For instance, todayAmerica's public transportation systems status was rasied from a yellow to an orange alert. Presumably the only reason for this is because attacks just occurred against London's transportation system. Yet, the administration would do well to provide
(1) Any suggestion of what we can do to keep safe on our public transportation systems. (what looks suspicious, who should we contact)
(2) Which transport systems are the most vulnerable. (I'd assume New York's subway or the D.C. Metro are the most vulnerable while the Portland light rail can probably rest easy, but it would help for some sort of distinction from the administration who are more privy to intelligence than the rest of us)
(3) What they are doing to protect our "homeland," i.e. country against domestic attacks. Some of the radio shows I'm listening to brought up Bush's promise to get Osama bin Laden "dead or alive" and Colin Powell's statement that "It's not enough to get one individual [i.e. bin Laden], although we'll start with that one individual."

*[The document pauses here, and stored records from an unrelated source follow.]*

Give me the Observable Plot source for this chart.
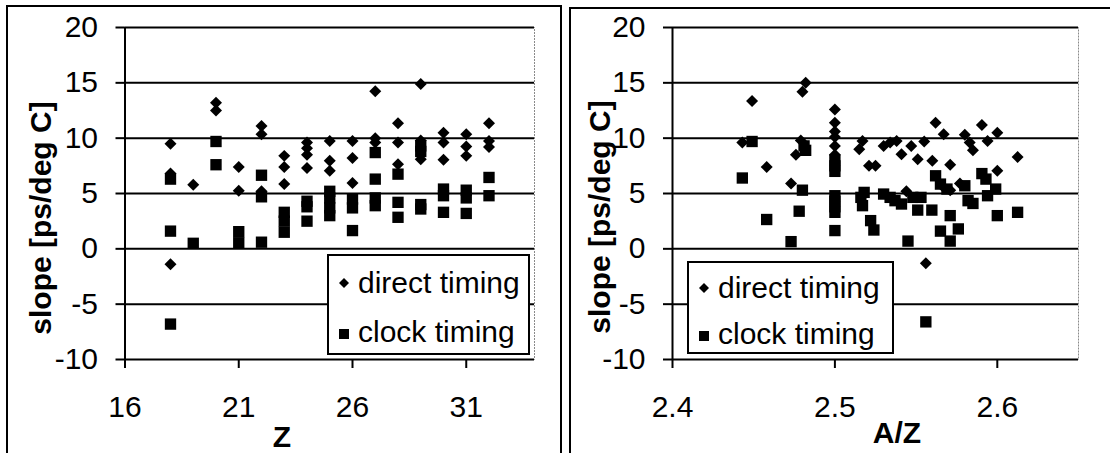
<!DOCTYPE html>
<html>
<head>
<meta charset="utf-8">
<script src="https://cdn.jsdelivr.net/npm/d3@7"></script>
<script src="https://cdn.jsdelivr.net/npm/@observablehq/plot@0.6"></script>
<style>
  html, body { margin: 0; padding: 0; background: #fff; }
  #wrap { position: relative; width: 1110px; height: 453px; overflow: hidden; background: #fff;
          font-family: "Liberation Sans", Arial, sans-serif; color: #000; }
  .svgbox { position: absolute; top: 0; }
  .border { position: absolute; border: 2px solid #000; box-sizing: border-box; pointer-events: none; }
  .ytitle { position: absolute; font-weight: bold; font-size: 30px; white-space: nowrap;
            transform: translate(-50%, -50%) rotate(-90deg); line-height: 1; }
  .xtitle { position: absolute; font-weight: bold; font-size: 30px; white-space: nowrap;
            transform: translate(-50%, -50%); line-height: 1; }
  .legend { position: absolute; border: 2px solid #000; background: #fff; box-sizing: border-box; }
  .legend .sym { position: absolute; }
  .legend .lab { position: absolute; font-size: 30px; line-height: 30px; white-space: nowrap; }
</style>
</head>
<body>
<div id="wrap"></div>
<script>
// ---------- data ----------
const yTicks = [-10, -5, 0, 5, 10, 15, 20];
const zTicks = [16, 21, 26, 31];
const azTicks = [2.4, 2.5, 2.6];
const zDomain = [16, 34];
const azDomain = [2.4, 2.65];
const seriesNames = ["direct timing", "clock timing"];

// Left panel: slope vs Z
const leftDirectZ = [18, 18, 18, 19, 20, 20, 21, 21, 22, 22, 22, 23, 23, 23, 24, 24, 24, 24, 25, 25, 25,
  26, 26, 26, 27, 27, 27, 28, 28, 28, 29, 29, 29, 30, 30, 30, 31, 31, 31, 32, 32, 32];
const leftDirectSlope = [9.5, 6.8, -1.4, 5.8, 13.2, 12.5, 7.4, 5.25, 11.1, 10.35, 5.2, 8.4, 7.4, 5.85, 9.6, 9.1, 8.5, 7.3, 9.75, 7.95, 7.05,
  9.75, 8.2, 5.95, 14.25, 10.0, 9.6, 11.35, 9.6, 7.65, 14.9, 9.8, 8.1, 10.5, 9.6, 8.05, 10.35, 9.25, 8.4, 11.35, 9.75, 9.2];
const leftClockZ = [18, 18, 18, 19, 20, 20, 21, 21, 22, 22, 22, 23, 23, 23, 24, 24, 24, 25, 25, 25, 25,
  26, 26, 26, 27, 27, 27, 27, 28, 28, 28, 29, 29, 29, 29, 30, 30, 30, 31, 31, 31, 32, 32];
const leftClockSlope = [6.3, 1.6, -6.8, 0.5, 9.7, 7.6, 1.55, 0.55, 6.65, 4.7, 0.6, 3.3, 2.5, 1.5, 4.3, 3.8, 2.5, 5.2, 4.6, 3.7, 3.0,
  4.5, 3.7, 1.65, 8.7, 6.3, 4.6, 3.9, 6.75, 4.2, 2.85, 9.3, 8.8, 4.0, 3.6, 5.4, 4.8, 3.3, 5.3, 4.6, 3.2, 6.45, 4.8];

// Right panel: slope vs A/Z
const rightDirectAZ = [2.443, 2.449, 2.458, 2.473, 2.476, 2.479, 2.480, 2.482,
  2.5, 2.5, 2.5, 2.5, 2.5, 2.5, 2.515, 2.517, 2.521, 2.525, 2.53, 2.534, 2.538, 2.541, 2.544,
  2.547, 2.551, 2.555, 2.556, 2.56, 2.562, 2.567, 2.566, 2.571, 2.571, 2.577, 2.580, 2.583, 2.585,
  2.5905, 2.594, 2.6, 2.6, 2.6125];
const rightDirectSlope = [9.6, 13.35, 7.4, 5.9, 8.5, 9.8, 14.2, 15.0,
  12.6, 11.4, 10.6, 10.1, 9.3, 8.5, 9.0, 9.75, 7.5, 7.5, 9.3, 9.6, 9.75, 8.55, 5.2,
  9.3, 8.1, 9.7, -1.3, 7.95, 11.4, 10.35, 5.7, 7.6, 5.3, 5.9, 10.3, 9.6, 8.9,
  11.2, 9.75, 10.5, 7.05, 8.3];
const rightClockAZ = [2.443, 2.449, 2.458, 2.473, 2.478, 2.480, 2.481, 2.482,
  2.5, 2.5, 2.5, 2.5, 2.5, 2.5, 2.5, 2.5, 2.516, 2.518, 2.517, 2.522, 2.524,
  2.530, 2.534, 2.537, 2.541, 2.545, 2.548, 2.553, 2.551, 2.556, 2.5597,
  2.562, 2.565, 2.569, 2.565, 2.571, 2.571, 2.576, 2.580, 2.582, 2.585,
  2.5905, 2.593, 2.594, 2.599, 2.6, 2.6125];
const rightClockSlope = [6.4, 9.7, 2.65, 0.65, 3.4, 5.3, 9.3, 8.9,
  8.0, 7.5, 7.0, 4.8, 4.3, 3.8, 3.3, 1.65, 4.65, 5.1, 3.9, 2.55, 1.7,
  4.95, 4.65, 4.35, 4.05, 0.7, 4.65, 4.65, 3.5, -6.6, 3.5,
  6.6, 5.85, 5.4, 1.6, 3.0, 0.7, 1.8, 5.7, 4.35, 4.1,
  6.8, 6.3, 4.8, 5.4, 3.0, 3.3];

// ---------- drawing ----------
const pairs = (xs, ys) => xs.map((x, i) => ({x, y: ys[i]}));
const hyphen = d => String(d);

function panel({xDomain, xTicks, xFormat, direct, clock, width, marginLeft, marginRight}) {
  return Plot.plot({
    width, height: 453,
    marginLeft, marginRight, marginTop: 27, marginBottom: 94,
    style: {fontFamily: '"Liberation Sans", Arial, sans-serif', color: "#000", background: "transparent", overflow: "visible"},
    x: {domain: xDomain},
    y: {domain: [yTicks[0], yTicks[yTicks.length - 1]]},
    marks: [
      Plot.frame({stroke: "#8a8a8a", strokeWidth: 1, strokeDasharray: "2,1"}),
      Plot.ruleY(yTicks, {stroke: "#000", strokeWidth: 2}),
      Plot.ruleX([xDomain[0]], {stroke: "#000", strokeWidth: 2}),
      Plot.axisY({ticks: yTicks, tickSize: 9, tickPadding: 18, tickFormat: hyphen, fontSize: 30, strokeWidth: 2, label: null}),
      Plot.axisX({ticks: xTicks, tickSize: 9, tickPadding: 27, tickFormat: xFormat, fontSize: 30, strokeWidth: 2, label: null}),
      Plot.dot(direct, {x: "x", y: "y", symbol: "diamond2", r: 5.4, fill: "#000", stroke: "none"}),
      Plot.dot(clock, {x: "x", y: "y", symbol: "square", r: 6.4, fill: "#000", stroke: "none"})
    ]
  });
}

const wrap = document.getElementById("wrap");

function addPanel(svg, left) {
  const d = document.createElement("div");
  d.className = "svgbox";
  d.style.left = left + "px";
  d.appendChild(svg);
  wrap.appendChild(d);
}

addPanel(panel({
  xDomain: zDomain, xTicks: zTicks, xFormat: hyphen,
  direct: pairs(leftDirectZ, leftDirectSlope), clock: pairs(leftClockZ, leftClockSlope),
  width: 560, marginLeft: 124.5, marginRight: 26
}), 0);

addPanel(panel({
  xDomain: azDomain, xTicks: azTicks, xFormat: d3.format(".1f"),
  direct: pairs(rightDirectAZ, rightDirectSlope), clock: pairs(rightClockAZ, rightClockSlope),
  width: 550, marginLeft: 112, marginRight: 32
}), 560);

function addEl(cls, text, left, top) {
  const e = document.createElement("div");
  e.className = cls;
  e.textContent = text;
  e.style.left = left + "px";
  e.style.top = top + "px";
  wrap.appendChild(e);
  return e;
}

// axis titles
addEl("ytitle", "slope [ps/deg C]", 41, 218);
addEl("ytitle", "slope [ps/deg C]", 600, 217);
addEl("xtitle", "Z", 282, 437);
addEl("xtitle", "A/Z", 897, 433);

// legends
const symSvg = {
  diamond: '<svg width="12" height="12" viewBox="0 0 12 12"><path d="M6 1L11 6L6 11L1 6Z" fill="#000"/></svg>',
  square: '<svg width="10" height="10" viewBox="0 0 10 10"><rect x="0" y="0" width="10" height="10" fill="#000"/></svg>'
};
function addLegend(left, top, w, h, row1, row2) {
  const lg = document.createElement("div");
  lg.className = "legend";
  Object.assign(lg.style, {left: left + "px", top: top + "px", width: w + "px", height: h + "px"});
  const rows = [[symSvg.diamond, seriesNames[0], row1], [symSvg.square, seriesNames[1], row2]];
  rows.forEach(([svg, name, cy], i) => {
    const s = document.createElement("div");
    s.className = "sym";
    s.innerHTML = svg;
    s.style.left = (i === 0 ? 9 : 10) + "px";
    s.style.top = (cy - (i === 0 ? 8 : 7)) + "px";
    lg.appendChild(s);
    const t = document.createElement("div");
    t.className = "lab";
    t.textContent = name;
    t.style.left = "29px";
    t.style.top = (cy - 15) + "px";
    lg.appendChild(t);
  });
  wrap.appendChild(lg);
}
addLegend(327, 254, 203, 101, 27, 76);
addLegend(687, 261, 207, 93, 25, 71);

// panel borders
const b1 = document.createElement("div");
b1.className = "border";
Object.assign(b1.style, {left: "6px", top: "5px", width: "556px", height: "470px"});
wrap.appendChild(b1);
const b2 = document.createElement("div");
b2.className = "border";
Object.assign(b2.style, {left: "569px", top: "7px", width: "560px", height: "470px"});
wrap.appendChild(b2);
</script>
</body>
</html>
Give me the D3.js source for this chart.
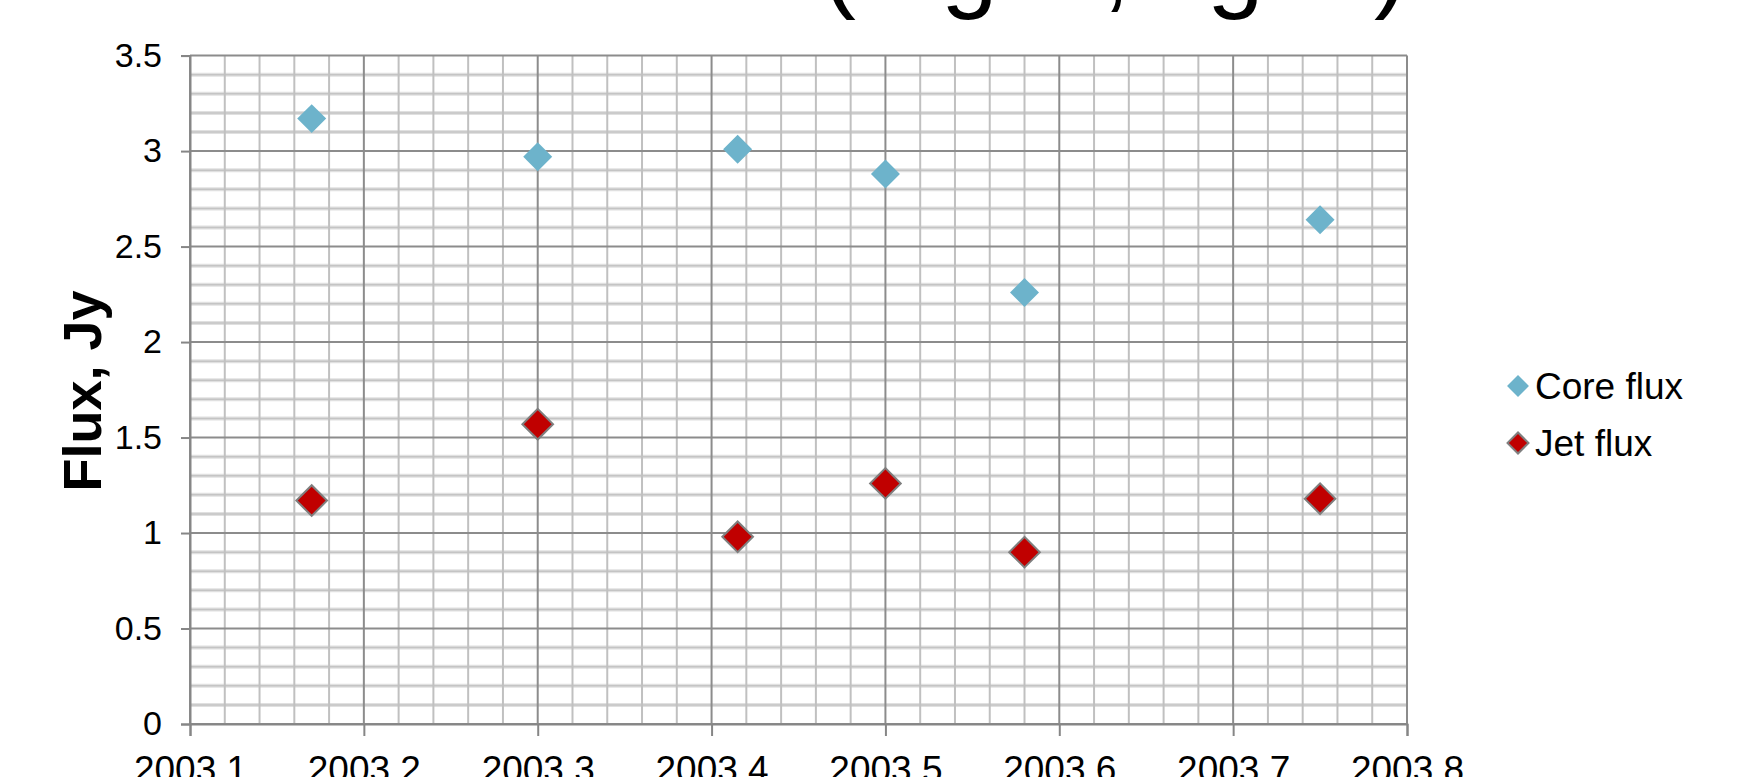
<!DOCTYPE html>
<html><head><meta charset="utf-8">
<script src="https://cdn.jsdelivr.net/npm/d3@7"></script>
<style>
html,body{margin:0;padding:0;background:#fff;overflow:hidden;}
text{font-family:Arial,"Liberation Sans",sans-serif;}
</style></head>
<body>
<svg id="chart" width="1744" height="777"></svg>
<script>
const coreX = [2003.170, 2003.300, 2003.415, 2003.500, 2003.580, 2003.750];
const coreY = [3.17, 2.97, 3.01, 2.88, 2.26, 2.64];
const jetX  = [2003.170, 2003.300, 2003.415, 2003.500, 2003.580, 2003.750];
const jetY  = [1.17, 1.57, 0.98, 1.26, 0.90, 1.18];
const xTicks = [2003.1, 2003.2, 2003.3, 2003.4, 2003.5, 2003.6, 2003.7, 2003.8];
const yTicks = [0, 0.5, 1, 1.5, 2, 2.5, 3, 3.5];
const seriesNames = ["Core flux", "Jet flux"];
const titleParts = ["(Mg", " 1,", "Ag", " 2)"];
const yTitle = "Flux, Jy";

const svg = d3.select("#chart");
const L = 190, R = 1407, T = 55.6, B = 724;
const x = d3.scaleLinear().domain([2003.1, 2003.8]).range([L, R]);
const y = d3.scaleLinear().domain([0, 3.5]).range([B, T]);

// title (only descenders visible at the top edge)
const titlePos = [822, 1017, 1139, 1289];
const title = svg.append("text").attr("y", -1).attr("font-size", 102).attr("fill", "#000");
title.selectAll("tspan").data(titleParts).join("tspan")
  .attr("x", (d, i) => titlePos[i]).attr("y", -1).text(d => d);

const g = svg.append("g");
// minor grid
const xMinor = d3.range(0, 36).map(i => 2003.1 + i * 0.02).filter((v, i) => i % 5 !== 0);
const yMinor = d3.range(0, 36).map(i => i * 0.1).filter((v, i) => i % 5 !== 0);
g.selectAll(".hmin").data(yMinor).join("line")
  .attr("x1", L).attr("x2", R).attr("y1", d => y(d)).attr("y2", d => y(d))
  .attr("stroke", "#e0e0e0").attr("stroke-width", 4);
g.selectAll(".hmin2").data(yMinor).join("line")
  .attr("x1", L).attr("x2", R).attr("y1", d => y(d)).attr("y2", d => y(d))
  .attr("stroke", "#c4c4c4").attr("stroke-width", 1.5);
g.selectAll(".vmin").data(xMinor).join("line")
  .attr("y1", T).attr("y2", B).attr("x1", d => x(d)).attr("x2", d => x(d))
  .attr("stroke", "#c0c0c0").attr("stroke-width", 2);
// major grid
g.selectAll(".hmaj").data(yTicks).join("line")
  .attr("x1", L).attr("x2", R).attr("y1", d => y(d)).attr("y2", d => y(d))
  .attr("stroke", "#8c8c8c").attr("stroke-width", 2);
g.selectAll(".vmaj").data(xTicks).join("line")
  .attr("y1", T).attr("y2", B).attr("x1", d => x(d)).attr("x2", d => x(d))
  .attr("stroke", "#8c8c8c").attr("stroke-width", 2);

// axes
const yAxis = svg.append("g").attr("transform", `translate(${L},0)`)
  .call(d3.axisLeft(y).tickValues(yTicks).tickSize(9).tickPadding(19)
    .tickFormat(d => d3.format("~g")(d)));
yAxis.select(".domain").attr("stroke", "#868686").attr("stroke-width", 2);
yAxis.selectAll(".tick line").attr("stroke", "#868686").attr("stroke-width", 2);
yAxis.selectAll(".tick text").attr("font-size", 34).attr("fill", "#000")
  .attr("font-family", "Arial, 'Liberation Sans', sans-serif");

const xAxis = svg.append("g").attr("transform", `translate(0,${B})`)
  .call(d3.axisBottom(x).tickValues(xTicks).tickSize(12).tickPadding(20)
    .tickFormat(d3.format(".1f")));
xAxis.select(".domain").attr("stroke", "#868686").attr("stroke-width", 2);
xAxis.selectAll(".tick line").attr("stroke", "#868686").attr("stroke-width", 2);
xAxis.selectAll(".tick text").attr("font-size", 37).attr("fill", "#000")
  .attr("font-family", "Arial, 'Liberation Sans', sans-serif");

// y title
svg.append("text").attr("transform", "translate(101,391) rotate(-90)")
  .attr("text-anchor", "middle").attr("font-size", 54).attr("font-weight", "bold")
  .attr("fill", "#000").text(yTitle);

// markers
const sq = (a) => d3.symbol().type(d3.symbolSquare).size(a)();
const coreData = coreX.map((v, i) => [v, coreY[i]]);
const jetData = jetX.map((v, i) => [v, jetY[i]]);
svg.append("g").selectAll("path").data(coreData).join("path")
  .attr("d", sq(420))
  .attr("transform", d => `translate(${x(d[0])},${y(d[1])}) rotate(45)`)
  .attr("fill", "#6db3cb");
svg.append("g").selectAll("path").data(jetData).join("path")
  .attr("d", sq(470))
  .attr("transform", d => `translate(${x(d[0])},${y(d[1])}) rotate(45)`)
  .attr("fill", "#c00000").attr("stroke", "#7f7f7f").attr("stroke-width", 2);

// legend
const leg = svg.append("g");
const legY = [386, 443];
leg.append("path").attr("d", sq(240))
  .attr("transform", `translate(1518,${legY[0]}) rotate(45)`).attr("fill", "#6db3cb");
leg.append("path").attr("d", sq(220))
  .attr("transform", `translate(1518,${legY[1]}) rotate(45)`)
  .attr("fill", "#c00000").attr("stroke", "#7f7f7f").attr("stroke-width", 2);
leg.selectAll("text").data(seriesNames).join("text")
  .attr("x", 1535).attr("y", (d, i) => legY[i]).attr("dy", "0.36em")
  .attr("font-size", 37).attr("fill", "#000").text(d => d);
</script>
</body></html>
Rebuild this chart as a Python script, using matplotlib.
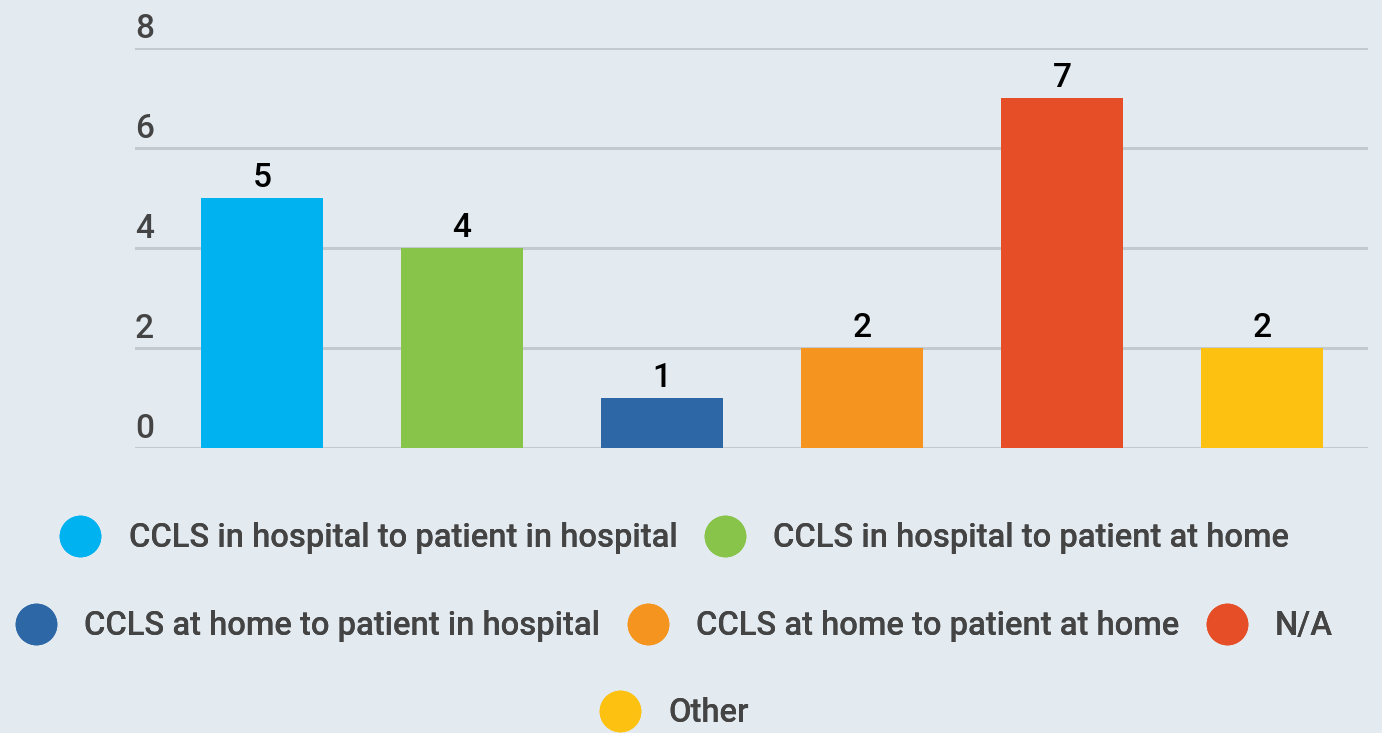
import matplotlib.pyplot as plt
from matplotlib.lines import Line2D
from matplotlib.transforms import ScaledTranslation

# --- DATA ---
categories = [
    "CCLS in hospital to patient in hospital",
    "CCLS in hospital to patient at home",
    "CCLS at home to patient in hospital",
    "CCLS at home to patient at home",
    "N/A",
    "Other",
]
counts = [5, 4, 1, 2, 7, 2]
yticks = [0, 2, 4, 6, 8]
colors = ["#00b2ef", "#88c44a", "#2d67a6", "#f5951f", "#e54e27", "#fdc111"]
legend_rows = [[0, 1], [2, 3, 4], [5]]

BG = "#e3ebf1"
GRID = "#c3c9cc"
TEXT = "#444444"

plt.rcParams['font.family'] = ['Roboto', 'DejaVu Sans']
plt.rcParams['font.weight'] = 'medium'

fig = plt.figure(figsize=(13.82, 7.33), dpi=100, facecolor=BG)
W, H = 1382, 733
ax = fig.add_axes([135 / W, 285 / H, (1368 - 135) / W, 400 / H])
ax.set_facecolor(BG)

x = list(range(len(categories)))
bars = ax.bar(x, counts, width=0.61, color=colors, zorder=3)
for b, v in zip(bars, counts):
    ax.annotate(str(v), (b.get_x() + b.get_width() / 2, v), xytext=(0, 8),
                textcoords='offset points', ha='center', va='baseline',
                fontsize=24, fontweight='medium', color='black', zorder=4)

ax.set_xlim(-0.635, 5.53)
ax.set_ylim(0, 8)
ax.set_yticks(yticks)
ax.set_xticks([])
ax.grid(axis='y', color=GRID, linewidth=2.2, zorder=0)
ax.set_axisbelow(True)
for s in ax.spines.values():
    s.set_visible(False)

ax.tick_params(axis='y', length=0, pad=0, labelsize=24, labelcolor=TEXT)
offset = ScaledTranslation(0, 7 / 72, fig.dpi_scale_trans)
for lab in ax.get_yticklabels():
    lab.set_horizontalalignment('left')
    lab.set_verticalalignment('baseline')
    lab.set_fontweight('medium')
    lab.set_transform(lab.get_transform() + offset)

# --- LEGEND (three centered rows) ---
row_y = [538, 626, 713]
for row, yy in zip(legend_rows, row_y):
    handles = [Line2D([], [], marker='o', linestyle='none', markersize=30,
                      markerfacecolor=colors[i], markeredgecolor='none')
               for i in row]
    labels = [categories[i] for i in row]
    leg = fig.legend(handles, labels, loc='center', ncol=len(row),
                     bbox_to_anchor=(674 / W, 1 - yy / H), frameon=False,
                     handlelength=1.3, handletextpad=0.82,
                     columnspacing=0.8, borderpad=0, borderaxespad=0,
                     labelcolor=TEXT, prop={'weight': 'medium', 'size': 23.6})
    fig.add_artist(leg)

fig.savefig('out.png', dpi=100, facecolor=BG)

What the London attack spotlights if it is indeed confirmed that Al Qaeda perpetrated them as they have claimed is that the U.S. government's focus on a country that had nothing to do with encouraging Al Qaeda--Iraq--is taking away precious time and resources from the true source of random killing of innocent people.

Another point that was made is that today's terrorist attack in London is virtually a daily experience for citizens and soldiers in Iraq. That is the world Iraqis live in, and the U.S. invasion has perpetuated it, not to mention caused increased terrorism in Iraq, purportedly what the war sought to prevent.

Hopefully these attacks will cause Americans to demand more information from the government on what we are doing to protect from domestic terrorism.

1 comment:

Chris said...

To take issue with the first of your points:

I think, in our passive memory, we know exactly what to do (look suspicious packages, people behaving weirdly)and who to call (a lot of people have cell phones - call the police). I have this stuff in the back of my mind while on the DC Metro, but it's not everpresent. I don't think it's been "ingrained in our system" yet.

Also, I was watching BBC today and they interviewed an American woman who was on the street when the bus blew up. She said she immediately ran towards the bus to help out, but Londoners held her back for fear of a secondary blast. It was great that the woman's first impulse was to help out, but the mindset of the Londoners who stopped her demonstrated a better grasp of that type of situation.